Given an array nums of integers, you need to sort the array in increasing order based on the frequency of the values. If two values have the same frequency, sort them in decreasing order.

Sample Input and Expected Output:

Input:

nums = [1, 1, 2, 2, 2, 3]

Output:

Sorted array by increasing frequency: [3, 1, 1, 2, 2, 2]

Input:

nums = [2, 3, 1, 3, 2]

Output:

Sorted array by increasing frequency: [1, 3, 3, 2, 2]

Solution in C++:

The idea is to use a hash map to count the frequency of each element in the array. Then, we sort the elements based on their frequencies. To handle the case of the same frequency, we use a custom comparator that sorts the elements in decreasing order if their frequencies are the same.

#include <iostream>
#include <vector>
#include <unordered_map>
#include <algorithm>

std::vector<int> frequencySort(std::vector<int>& nums) {
    std::unordered_map<int, int> freqMap;

    // Count the frequency of each element in the array.
    for (int num : nums) {
        freqMap[num]++;
    }

    // Sort the elements based on frequencies and handle the same frequency case.
    std::sort(nums.begin(), nums.end(), [&](int a, int b) {
        if (freqMap[a] != freqMap[b]) {
            return freqMap[a] < freqMap[b]; // Sort by increasing frequency.
        } else {
            return a > b; // Sort in decreasing order if frequencies are the same.
        }
    });

    return nums;
}

int main() {
    std::vector<int> nums1 = {1, 1, 2, 2, 2, 3};
    std::vector<int> nums2 = {2, 3, 1, 3, 2};

    std::vector<int> result1 = frequencySort(nums1);
    std::vector<int> result2 = frequencySort(nums2);

    std::cout << "Sorted array by increasing frequency: [";
    for (int num : result1) {
        std::cout << num << " ";
    }
    std::cout << "]" << std::endl;

    std::cout << "Sorted array by increasing frequency: [";
    for (int num : result2) {
        std::cout << num << " ";
    }
    std::cout << "]" << std::endl;

    return 0;
}

Time Complexity and Space Complexity:

The time complexity of the solution is O(n log n), where n is the size of the input vector nums.
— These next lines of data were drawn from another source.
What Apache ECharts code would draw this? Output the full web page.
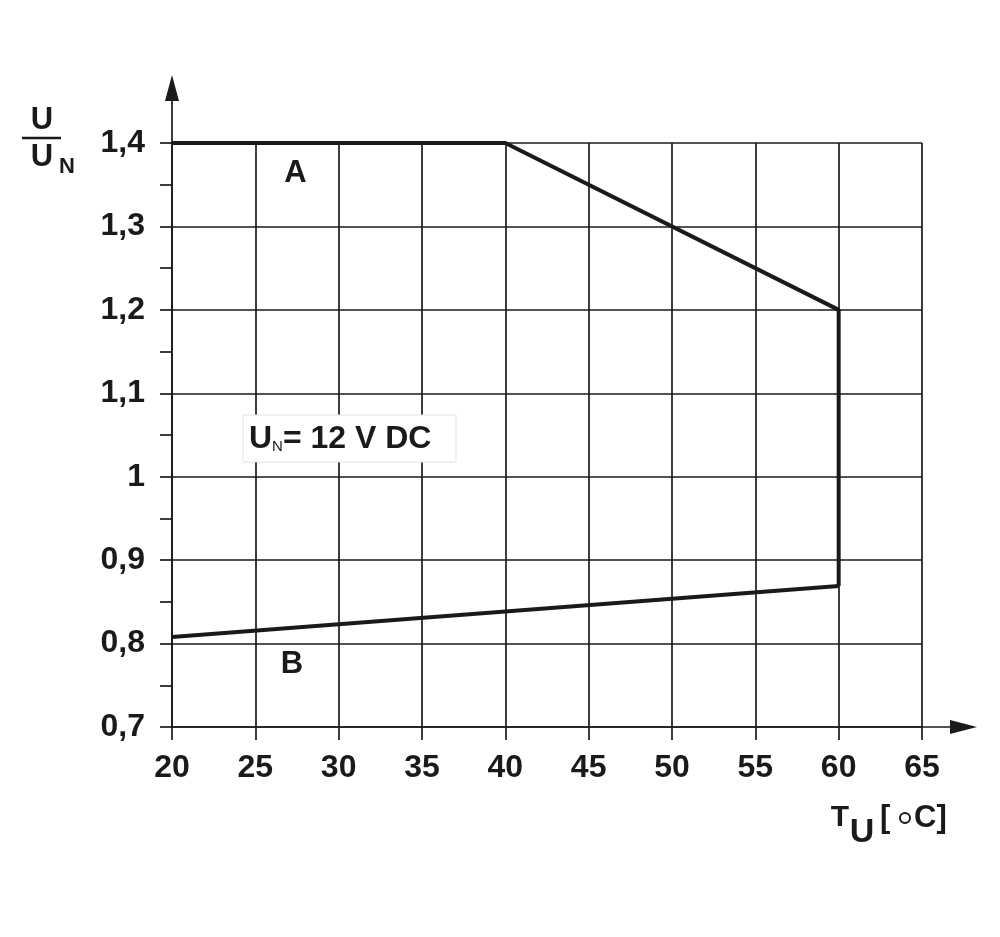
<!DOCTYPE html>
<html>
<head>
<meta charset="utf-8">
<script src="https://cdn.jsdelivr.net/npm/echarts@6/dist/echarts.min.js"></script>
<style>
  html, body { margin: 0; padding: 0; background: #fff; }
  #chart { width: 1000px; height: 937px; }
</style>
</head>
<body>
<div id="chart"></div>
<script>
// curve A: upper limit, curve B: lower limit (temperature, U/UN)
var curveA = [[20, 1.4], [40, 1.4], [60, 1.2], [60, 0.869]];
var curveB = [[20, 0.808], [60, 0.869]];
var xTicks = [20, 25, 30, 35, 40, 45, 50, 55, 60, 65];
var yTicks = [0.7, 0.8, 0.9, 1.0, 1.1, 1.2, 1.3, 1.4];

var font = 'Liberation Sans, Arial, sans-serif';
var ink = '#1a1a1a';

var chart = echarts.init(document.getElementById('chart'));

var option = {
    animation: false,
    backgroundColor: '#fff',
    grid: { left: 172, right: 78, top: 143, bottom: 210 },
    xAxis: {
        type: 'value',
        min: xTicks[0],
        max: xTicks[xTicks.length - 1],
        interval: 5,
        axisLine: { show: true, onZero: false, lineStyle: { color: ink, width: 1.7 } },
        axisTick: { show: true, length: 13, lineStyle: { color: ink, width: 1.7 } },
        splitLine: { show: true, lineStyle: { color: ink, width: 1.7 } },
        axisLabel: {
            margin: 25, color: ink, fontSize: 32, fontWeight: 'bold', fontFamily: font
        }
    },
    yAxis: {
        type: 'value',
        min: yTicks[0],
        max: yTicks[yTicks.length - 1],
        interval: 0.1,
        axisLine: { show: true, onZero: false, lineStyle: { color: ink, width: 1.7 } },
        axisTick: { show: true, length: 12, lineStyle: { color: ink, width: 1.7 } },
        minorTick: { show: true, splitNumber: 2, length: 12, lineStyle: { color: ink, width: 1.7 } },
        splitLine: { show: true, lineStyle: { color: ink, width: 1.7 } },
        axisLabel: {
            margin: 27, color: ink, fontSize: 32, fontWeight: 'bold', fontFamily: font,
            formatter: function (v) {
                var s = (Math.round(v * 10) / 10).toString();
                return s.replace('.', ',');
            }
        }
    },
    series: [
        {
            name: 'A',
            type: 'line',
            data: curveA,
            symbol: 'none',
            lineStyle: { color: ink, width: 4 },
            z: 5
        },
        {
            name: 'B',
            type: 'line',
            data: curveB,
            symbol: 'none',
            lineStyle: { color: ink, width: 4 },
            z: 5
        }
    ]
};

chart.setOption(option);

// 坐标轴箭头和标注
var origin = chart.convertToPixel({ gridIndex: 0 }, [20, 0.7]);
var topLeft = chart.convertToPixel({ gridIndex: 0 }, [20, 1.4]);
var rightEnd = chart.convertToPixel({ gridIndex: 0 }, [65, 0.7]);
var pA = chart.convertToPixel({ gridIndex: 0 }, [27.4, 1.363]);
var pB = chart.convertToPixel({ gridIndex: 0 }, [27.2, 0.775]);

chart.setOption({
    graphic: [
        // y axis extension + arrow
        { type: 'line', shape: { x1: origin[0], y1: topLeft[1], x2: origin[0], y2: 95 },
          style: { stroke: ink, lineWidth: 1.7 } },
        { type: 'polygon', shape: { points: [[origin[0], 75], [origin[0] - 7, 101], [origin[0] + 7, 101]] },
          style: { fill: ink } },
        // x axis extension + arrow
        { type: 'line', shape: { x1: rightEnd[0], y1: origin[1], x2: 955, y2: origin[1] },
          style: { stroke: ink, lineWidth: 1.7 } },
        { type: 'polygon', shape: { points: [[977, origin[1]], [950, origin[1] - 7], [950, origin[1] + 7]] },
          style: { fill: ink } },
        // curve labels
        { type: 'text', x: pA[0], y: pA[1], style: { text: 'A', fill: ink, font: 'bold 31px ' + font, align: 'center', verticalAlign: 'middle' }, z: 10 },
        { type: 'text', x: pB[0], y: pB[1], style: { text: 'B', fill: ink, font: 'bold 31px ' + font, align: 'center', verticalAlign: 'middle' }, z: 10 },
        // nominal voltage box
        { type: 'rect', shape: { x: 243, y: 415, width: 213, height: 47 },
          style: { fill: '#fff', stroke: '#e2e2e2', lineWidth: 1 }, z: 10 },
        { type: 'text', x: 249, y: 439, z: 11,
          style: {
              text: '{u|U}{n|N}{u|= 12 V DC}',
              verticalAlign: 'middle',
              rich: {
                  u: { fill: ink, fontSize: 32, fontWeight: 'bold', fontFamily: font },
                  n: { fill: ink, fontSize: 15, fontFamily: font, padding: [16, 0, 0, 0] }
              }
          } },
        // y axis name: U / U_N
        { type: 'text', x: 42, y: 120, style: { text: 'U', fill: ink, font: 'bold 31px ' + font, align: 'center', verticalAlign: 'middle' } },
        { type: 'line', shape: { x1: 22, y1: 138, x2: 61, y2: 138 }, style: { stroke: ink, lineWidth: 2.5 } },
        { type: 'text', x: 42, y: 157, style: { text: 'U', fill: ink, font: 'bold 31px ' + font, align: 'center', verticalAlign: 'middle' } },
        { type: 'text', x: 67, y: 167, style: { text: 'N', fill: ink, font: 'bold 22px ' + font, align: 'center', verticalAlign: 'middle' } },
        // x axis name: T_U [ °C]
        { type: 'text', x: 840, y: 818, style: { text: 'T', fill: ink, font: 'bold 30px ' + font, align: 'center', verticalAlign: 'middle' } },
        { type: 'text', x: 862, y: 833, style: { text: 'U', fill: ink, font: 'bold 34px ' + font, align: 'center', verticalAlign: 'middle' } },
        { type: 'text', x: 880, y: 818, style: { text: '[', fill: ink, font: 'bold 31px ' + font, verticalAlign: 'middle' } },
        { type: 'circle', shape: { cx: 905, cy: 818, r: 5 }, style: { fill: 'none', stroke: ink, lineWidth: 2 } },
        { type: 'text', x: 914, y: 818, style: { text: 'C]', fill: ink, font: 'bold 31px ' + font, verticalAlign: 'middle' } }
    ]
});

window.addEventListener('resize', function () {
    chart.resize();
});
</script>
</body>
</html>
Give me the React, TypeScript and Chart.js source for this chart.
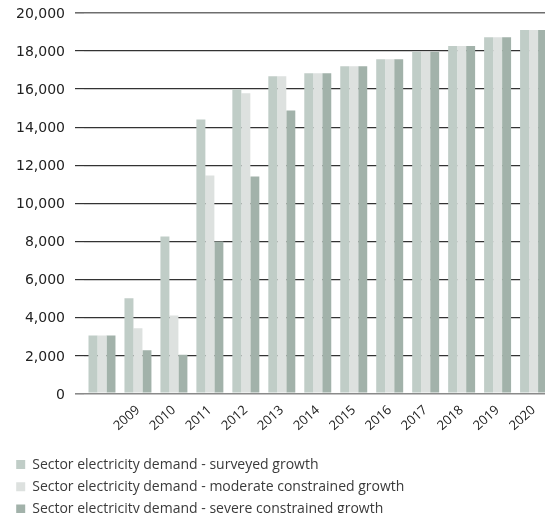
import React, { useEffect, useRef } from "react";
import { Chart, registerables } from "chart.js";

Chart.register(...registerables);

const categories = ["", "2009", "2010", "2011", "2012", "2013", "2014", "2015", "2016", "2017", "2018", "2019", "2020"];
const surveyed = [3050, 5000, 8250, 14400, 15980, 16680, 16830, 17200, 17570, 17960, 18270, 18730, 19100];
const moderate = [3050, 3420, 4100, 11450, 15780, 16680, 16830, 17200, 17570, 17960, 18270, 18730, 19100];
const severe = [3050, 2270, 2030, 7990, 11400, 14880, 16830, 17200, 17570, 17960, 18270, 18730, 19100];
const seriesNames = [
  "Sector electricity demand - surveyed growth",
  "Sector electricity demand - moderate constrained growth",
  "Sector electricity demand - severe constrained growth",
];
const seriesColors = ["#c0cdc7", "#dde1df", "#a2b2aa"];

const gridColors = ["#8a8a8a", "#333", "#333", "#333", "#333", "#333", "#333", "#333", "#333", "#333", "#6e6e6e"];
const gridWidths = [1.6, 1.2, 1.2, 1.2, 1.2, 1.2, 1.2, 1.2, 1.2, 1.2, 1.6];

export default function App() {
  const ref = useRef<HTMLCanvasElement | null>(null);
  useEffect(() => {
    if (!ref.current) return;
    const font = "'Open Sans', 'DejaVu Sans', sans-serif";
    const chart = new Chart(ref.current, {
      type: "bar",
      data: {
        labels: categories,
        datasets: [surveyed, moderate, severe].map((d, i) => ({
          label: seriesNames[i],
          data: d,
          backgroundColor: seriesColors[i],
          borderWidth: 0,
          categoryPercentage: 0.75,
          barPercentage: 1,
        })),
      },
      options: {
        animation: false,
        responsive: true,
        maintainAspectRatio: false,
        layout: { padding: { top: 13, right: 0, left: 0, bottom: 0 } },
        plugins: {
          tooltip: { enabled: false },
          legend: {
            position: "bottom",
            align: "start",
            labels: {
              boxWidth: 9,
              boxHeight: 9,
              padding: 8.2,
              color: "#3a3a3a",
              font: { family: font, size: 14 },
            },
          },
        },
        scales: {
          x: {
            grid: { display: false, drawTicks: false },
            border: { display: false },
            afterFit: (s: any) => {
              s.height = 56;
            },
            ticks: {
              color: "#222",
              font: { family: font, size: 13 },
              minRotation: 42,
              maxRotation: 42,
              padding: 9,
            },
          },
          y: {
            min: 0,
            max: 20000,
            afterFit: (s: any) => {
              s.width = 76;
              s.paddingTop = 0;
            },
            ticks: {
              stepSize: 2000,
              color: "#222",
              padding: 10,
              labelOffset: 1.5,
              font: { family: "'DejaVu Sans', sans-serif", size: 14 },
              callback: (v: any) => Number(v).toLocaleString("en-US"),
            },
            border: { display: false },
            grid: {
              display: true,
              drawOnChartArea: true,
              drawTicks: true,
              tickLength: 9,
              color: gridColors,
              lineWidth: gridWidths,
            },
          },
        },
      },
    });
    return () => chart.destroy();
  }, []);
  return (
    <div style={{ position: "relative", width: 545, height: 526, marginTop: -8 }}>
      <canvas ref={ref} />
    </div>
  );
}
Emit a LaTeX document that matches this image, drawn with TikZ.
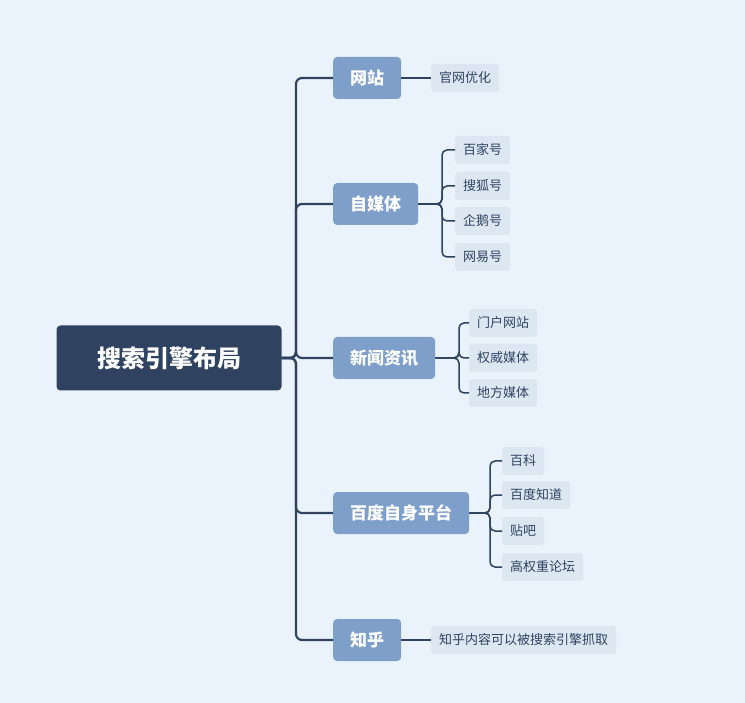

This is because we are using std::sort() to sort the elements based on their frequencies, which takes O(n log n) time.

The space complexity is O(n) as we are using a hash map to store the frequency of each element. The size of the hash map is at most n, where n is the number of unique elements in the input array. The sorting operation is performed in-place on the input vector, so it does not require any additional space.